> _Task instructions_
Give back the full listing verbatim, apart from its images.

-------

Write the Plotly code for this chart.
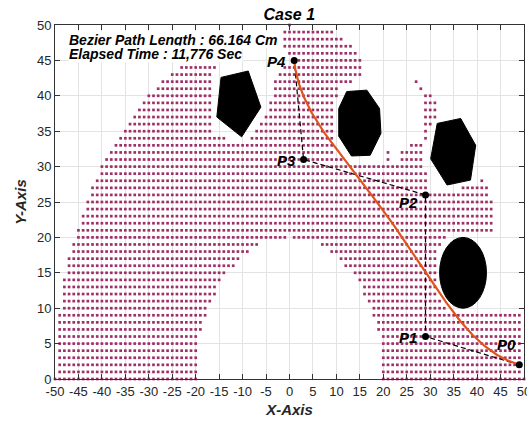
import numpy as np
from math import comb
import plotly.graph_objects as go

# ---------------- data ----------------
ctrl_labels = ["P0", "P1", "P2", "P3", "P4"]
ctrl_x = [49, 29, 29, 3, 1]
ctrl_y = [2, 6, 26, 31, 45]

obstacle1_x = [-14.6, -8.8, -6.1, -10.2, -15.5]
obstacle1_y = [42.6, 43.5, 38.4, 34.2, 37.0]
obstacle2_x = [12.2, 16.5, 19.2, 19.5, 17.2, 13.2, 10.5, 10.5]
obstacle2_y = [40.6, 40.8, 38.2, 34.7, 31.6, 31.5, 34.3, 38.2]
obstacle3_x = [31.5, 36.5, 39.7, 38.6, 33.6, 30.1]
obstacle3_y = [36.1, 36.8, 33.0, 28.1, 27.4, 31.1]
obstacle4_center = [37, 15]
obstacle4_radius = 5

# free workspace grid: for each row y, the x-intervals holding dots
dot_row_y = list(range(0, 51))
dot_row_segments = [
    [(-50, -20), (20, 50)],
    [(-49, -20), (20, 49)],
    [(-49, -20), (20, 49)],
    [(-49, -20), (20, 49)],
    [(-49, -20), (20, 49)],
    [(-49, -20), (20, 49)],
    [(-49, -20), (20, 49)],
    [(-49, -19), (19, 49)],
    [(-49, -19), (19, 49)],
    [(-49, -18), (18, 49)],
    [(-48, -18), (18, 33)],
    [(-48, -17), (17, 32)],
    [(-48, -16), (16, 31)],
    [(-48, -16), (16, 31)],
    [(-48, -15), (15, 31)],
    [(-47, -14), (14, 31)],
    [(-47, -12), (12, 31)],
    [(-47, -11), (11, 31)],
    [(-46, -9), (9, 31)],
    [(-46, -7), (7, 32)],
    [(-45, -1), (1, 33)],
    [(-45, 43)],
    [(-44, 43)],
    [(-44, 43)],
    [(-43, 43)],
    [(-43, 43)],
    [(-42, 42)],
    [(-42, 29), (37, 42)],
    [(-41, 29), (41, 41)],
    [(-40, 29)],
    [(-40, 28)],
    [(-39, 11), (21, 21), (24, 28)],
    [(-38, 9), (21, 21), (24, 28)],
    [(-37, 9), (26, 28)],
    [(-36, -14), (-8, 9), (29, 29)],
    [(-35, -17), (-7, 9), (29, 29)],
    [(-34, -17), (-6, 9), (29, 30)],
    [(-33, -17), (-5, 9), (29, 31)],
    [(-32, -17), (-4, 9), (29, 31)],
    [(-31, -17), (-4, 9), (29, 31)],
    [(-30, -17), (-3, 10), (29, 30)],
    [(-28, -17), (-3, 10), (28, 28)],
    [(-27, -17), (-3, 13), (27, 27)],
    [(-25, -17), (-2, 15)],
    [(-23, -16), (-1, 15)],
    [(-21, -17), (2, 15)],
    [(0, 14)],
    [(-1, 13)],
    [(-1, 11)],
    [(-1, 9)],
    [(0, 0)],
]

x_ticks = list(range(-50, 51, 5))
y_ticks = list(range(0, 51, 5))
title_text = "Case 1"
info_lines = ["Bezier Path Length : 66.164 Cm", "Elapsed Time : 11,776 Sec"]

# ---------------- build ----------------
dot_x, dot_y = [], []
for yv, segs in zip(dot_row_y, dot_row_segments):
    for a, b in segs:
        for xv in range(a, b + 1):
            dot_x.append(xv)
            dot_y.append(yv)

# quartic Bezier from control points
t = np.linspace(0, 1, 300)
n = len(ctrl_x) - 1
bx = sum(comb(n, i) * (1 - t) ** (n - i) * t ** i * ctrl_x[i] for i in range(n + 1))
by = sum(comb(n, i) * (1 - t) ** (n - i) * t ** i * ctrl_y[i] for i in range(n + 1))

FONT = "Liberation Sans, Arial, Helvetica, sans-serif"
DOT = "#9E2F68"

fig = go.Figure()
fig.add_trace(go.Scatter(x=dot_x, y=dot_y, mode="markers",
                         marker=dict(symbol="square", size=2.7, color=DOT, line=dict(width=0)),
                         cliponaxis=False, hoverinfo="skip"))
for ox, oy in [(obstacle1_x, obstacle1_y), (obstacle2_x, obstacle2_y), (obstacle3_x, obstacle3_y)]:
    fig.add_trace(go.Scatter(x=ox + [ox[0]], y=oy + [oy[0]], mode="lines", fill="toself",
                             fillcolor="black", line=dict(color="black", width=1), hoverinfo="skip"))
fig.add_shape(type="circle", xref="x", yref="y",
              x0=obstacle4_center[0] - obstacle4_radius, x1=obstacle4_center[0] + obstacle4_radius,
              y0=obstacle4_center[1] - obstacle4_radius, y1=obstacle4_center[1] + obstacle4_radius,
              fillcolor="black", line=dict(color="black", width=1))

fig.add_trace(go.Scatter(x=ctrl_x, y=ctrl_y, mode="lines",
                         line=dict(color="black", width=1.2, dash="5px,3px"), hoverinfo="skip"))
fig.add_trace(go.Scatter(x=bx, y=by, mode="lines", line=dict(color="#E0531A", width=2.2), hoverinfo="skip"))
fig.add_trace(go.Scatter(x=ctrl_x, y=ctrl_y, mode="markers", cliponaxis=False,
                         marker=dict(color="black", size=7), hoverinfo="skip"))

label_pos = {"P0": (46.3, 4.9), "P1": (25.3, 5.9), "P2": (25.3, 24.9), "P3": (-0.6, 30.9), "P4": (-2.7, 44.9)}
for lab in ctrl_labels:
    lx, ly = label_pos[lab]
    fig.add_annotation(x=lx, y=ly, xref="x", yref="y", text=f"<b><i>{lab}</i></b>", showarrow=False,
                       font=dict(family=FONT, size=15, color="black"), xanchor="center", yanchor="middle")

for i, line in enumerate(info_lines):
    fig.add_annotation(x=-47.3, y=47.9 - 2.0 * i, xref="x", yref="y", text=f"<b><i>{line}</i></b>",
                       showarrow=False, xanchor="left", yanchor="middle", bgcolor="white", borderpad=0,
                       font=dict(family=FONT, size=14, color="black"))

axis_common = dict(showgrid=True, gridcolor="#E3E3E3", gridwidth=1, zeroline=False,
                   showline=True, linecolor="#333333", linewidth=1, mirror="ticks",
                   ticks="inside", ticklen=5, tickcolor="#333333", automargin=False,
                   tickfont=dict(family=FONT, size=13, color="#262626"))

fig.update_xaxes(range=[-50, 50], tickvals=x_ticks, ticktext=[str(v) for v in x_ticks],
                 ticklabeloverflow="allow",
                 title=dict(text="<b><i>X-Axis</i></b>", font=dict(family=FONT, size=15, color="#262626"), standoff=6),
                 **axis_common)
fig.update_yaxes(range=[0, 50], tickvals=y_ticks, ticktext=[str(v) for v in y_ticks],
                 title=dict(text="<b><i>Y-Axis</i></b>", font=dict(family=FONT, size=15, color="#262626"), standoff=6),
                 **axis_common)

fig.update_layout(width=527, height=424, margin=dict(l=55, r=3, t=25, b=45),
                  plot_bgcolor="white", paper_bgcolor="white", showlegend=False,
                  title=dict(text=f"<b><i>{title_text}</i></b>", x=0.549, xanchor="center", y=0.965, yanchor="middle",
                             font=dict(family=FONT, size=16, color="black")))

fig.write_html("out.html")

-------

> _Task result_
Write the Plotly code for this chart.
import numpy as np
from math import comb
import plotly.graph_objects as go

# ---------------- data ----------------
ctrl_labels = ["P0", "P1", "P2", "P3", "P4"]
ctrl_x = [49, 29, 29, 3, 1]
ctrl_y = [2, 6, 26, 31, 45]

obstacle1_x = [-14.6, -8.8, -6.1, -10.2, -15.5]
obstacle1_y = [42.6, 43.5, 38.4, 34.2, 37.0]
obstacle2_x = [12.2, 16.5, 19.2, 19.5, 17.2, 13.2, 10.5, 10.5]
obstacle2_y = [40.6, 40.8, 38.2, 34.7, 31.6, 31.5, 34.3, 38.2]
obstacle3_x = [31.5, 36.5, 39.7, 38.6, 33.6, 30.1]
obstacle3_y = [36.1, 36.8, 33.0, 28.1, 27.4, 31.1]
obstacle4_center = [37, 15]
obstacle4_radius = 5

# free workspace grid: for each row y, the x-intervals holding dots
dot_row_y = list(range(0, 51))
dot_row_segments = [
    [(-50, -20), (20, 50)],
    [(-49, -20), (20, 49)],
    [(-49, -20), (20, 49)],
    [(-49, -20), (20, 49)],
    [(-49, -20), (20, 49)],
    [(-49, -20), (20, 49)],
    [(-49, -20), (20, 49)],
    [(-49, -19), (19, 49)],
    [(-49, -19), (19, 49)],
    [(-49, -18), (18, 49)],
    [(-48, -18), (18, 33)],
    [(-48, -17), (17, 32)],
    [(-48, -16), (16, 31)],
    [(-48, -16), (16, 31)],
    [(-48, -15), (15, 31)],
    [(-47, -14), (14, 31)],
    [(-47, -12), (12, 31)],
    [(-47, -11), (11, 31)],
    [(-46, -9), (9, 31)],
    [(-46, -7), (7, 32)],
    [(-45, -1), (1, 33)],
    [(-45, 43)],
    [(-44, 43)],
    [(-44, 43)],
    [(-43, 43)],
    [(-43, 43)],
    [(-42, 42)],
    [(-42, 29), (37, 42)],
    [(-41, 29), (41, 41)],
    [(-40, 29)],
    [(-40, 28)],
    [(-39, 11), (21, 21), (24, 28)],
    [(-38, 9), (21, 21), (24, 28)],
    [(-37, 9), (26, 28)],
    [(-36, -14), (-8, 9), (29, 29)],
    [(-35, -17), (-7, 9), (29, 29)],
    [(-34, -17), (-6, 9), (29, 30)],
    [(-33, -17), (-5, 9), (29, 31)],
    [(-32, -17), (-4, 9), (29, 31)],
    [(-31, -17), (-4, 9), (29, 31)],
    [(-30, -17), (-3, 10), (29, 30)],
    [(-28, -17), (-3, 10), (28, 28)],
    [(-27, -17), (-3, 13), (27, 27)],
    [(-25, -17), (-2, 15)],
    [(-23, -16), (-1, 15)],
    [(-21, -17), (2, 15)],
    [(0, 14)],
    [(-1, 13)],
    [(-1, 11)],
    [(-1, 9)],
    [(0, 0)],
]

x_ticks = list(range(-50, 51, 5))
y_ticks = list(range(0, 51, 5))
title_text = "Case 1"
info_lines = ["Bezier Path Length : 66.164 Cm", "Elapsed Time : 11,776 Sec"]

# ---------------- build ----------------
dot_x, dot_y = [], []
for yv, segs in zip(dot_row_y, dot_row_segments):
    for a, b in segs:
        for xv in range(a, b + 1):
            dot_x.append(xv)
            dot_y.append(yv)

# quartic Bezier from control points
t = np.linspace(0, 1, 300)
n = len(ctrl_x) - 1
bx = sum(comb(n, i) * (1 - t) ** (n - i) * t ** i * ctrl_x[i] for i in range(n + 1))
by = sum(comb(n, i) * (1 - t) ** (n - i) * t ** i * ctrl_y[i] for i in range(n + 1))

FONT = "Liberation Sans, Arial, Helvetica, sans-serif"
DOT = "#9E2F68"

fig = go.Figure()
fig.add_trace(go.Scatter(x=dot_x, y=dot_y, mode="markers",
                         marker=dict(symbol="square", size=2.7, color=DOT, line=dict(width=0)),
                         cliponaxis=False, hoverinfo="skip"))
for ox, oy in [(obstacle1_x, obstacle1_y), (obstacle2_x, obstacle2_y), (obstacle3_x, obstacle3_y)]:
    fig.add_trace(go.Scatter(x=ox + [ox[0]], y=oy + [oy[0]], mode="lines", fill="toself",
                             fillcolor="black", line=dict(color="black", width=1), hoverinfo="skip"))
fig.add_shape(type="circle", xref="x", yref="y",
              x0=obstacle4_center[0] - obstacle4_radius, x1=obstacle4_center[0] + obstacle4_radius,
              y0=obstacle4_center[1] - obstacle4_radius, y1=obstacle4_center[1] + obstacle4_radius,
              fillcolor="black", line=dict(color="black", width=1))

fig.add_trace(go.Scatter(x=ctrl_x, y=ctrl_y, mode="lines",
                         line=dict(color="black", width=1.2, dash="5px,3px"), hoverinfo="skip"))
fig.add_trace(go.Scatter(x=bx, y=by, mode="lines", line=dict(color="#E0531A", width=2.2), hoverinfo="skip"))
fig.add_trace(go.Scatter(x=ctrl_x, y=ctrl_y, mode="markers", cliponaxis=False,
                         marker=dict(color="black", size=7), hoverinfo="skip"))

label_pos = {"P0": (46.3, 4.9), "P1": (25.3, 5.9), "P2": (25.3, 24.9), "P3": (-0.6, 30.9), "P4": (-2.7, 44.9)}
for lab in ctrl_labels:
    lx, ly = label_pos[lab]
    fig.add_annotation(x=lx, y=ly, xref="x", yref="y", text=f"<b><i>{lab}</i></b>", showarrow=False,
                       font=dict(family=FONT, size=15, color="black"), xanchor="center", yanchor="middle")

for i, line in enumerate(info_lines):
    fig.add_annotation(x=-47.3, y=47.9 - 2.0 * i, xref="x", yref="y", text=f"<b><i>{line}</i></b>",
                       showarrow=False, xanchor="left", yanchor="middle", bgcolor="white", borderpad=0,
                       font=dict(family=FONT, size=14, color="black"))

axis_common = dict(showgrid=True, gridcolor="#E3E3E3", gridwidth=1, zeroline=False,
                   showline=True, linecolor="#333333", linewidth=1, mirror="ticks",
                   ticks="inside", ticklen=5, tickcolor="#333333", automargin=False,
                   tickfont=dict(family=FONT, size=13, color="#262626"))

fig.update_xaxes(range=[-50, 50], tickvals=x_ticks, ticktext=[str(v) for v in x_ticks],
                 ticklabeloverflow="allow",
                 title=dict(text="<b><i>X-Axis</i></b>", font=dict(family=FONT, size=15, color="#262626"), standoff=6),
                 **axis_common)
fig.update_yaxes(range=[0, 50], tickvals=y_ticks, ticktext=[str(v) for v in y_ticks],
                 title=dict(text="<b><i>Y-Axis</i></b>", font=dict(family=FONT, size=15, color="#262626"), standoff=6),
                 **axis_common)

fig.update_layout(width=527, height=424, margin=dict(l=55, r=3, t=25, b=45),
                  plot_bgcolor="white", paper_bgcolor="white", showlegend=False,
                  title=dict(text=f"<b><i>{title_text}</i></b>", x=0.549, xanchor="center", y=0.965, yanchor="middle",
                             font=dict(family=FONT, size=16, color="black")))

fig.write_html("out.html")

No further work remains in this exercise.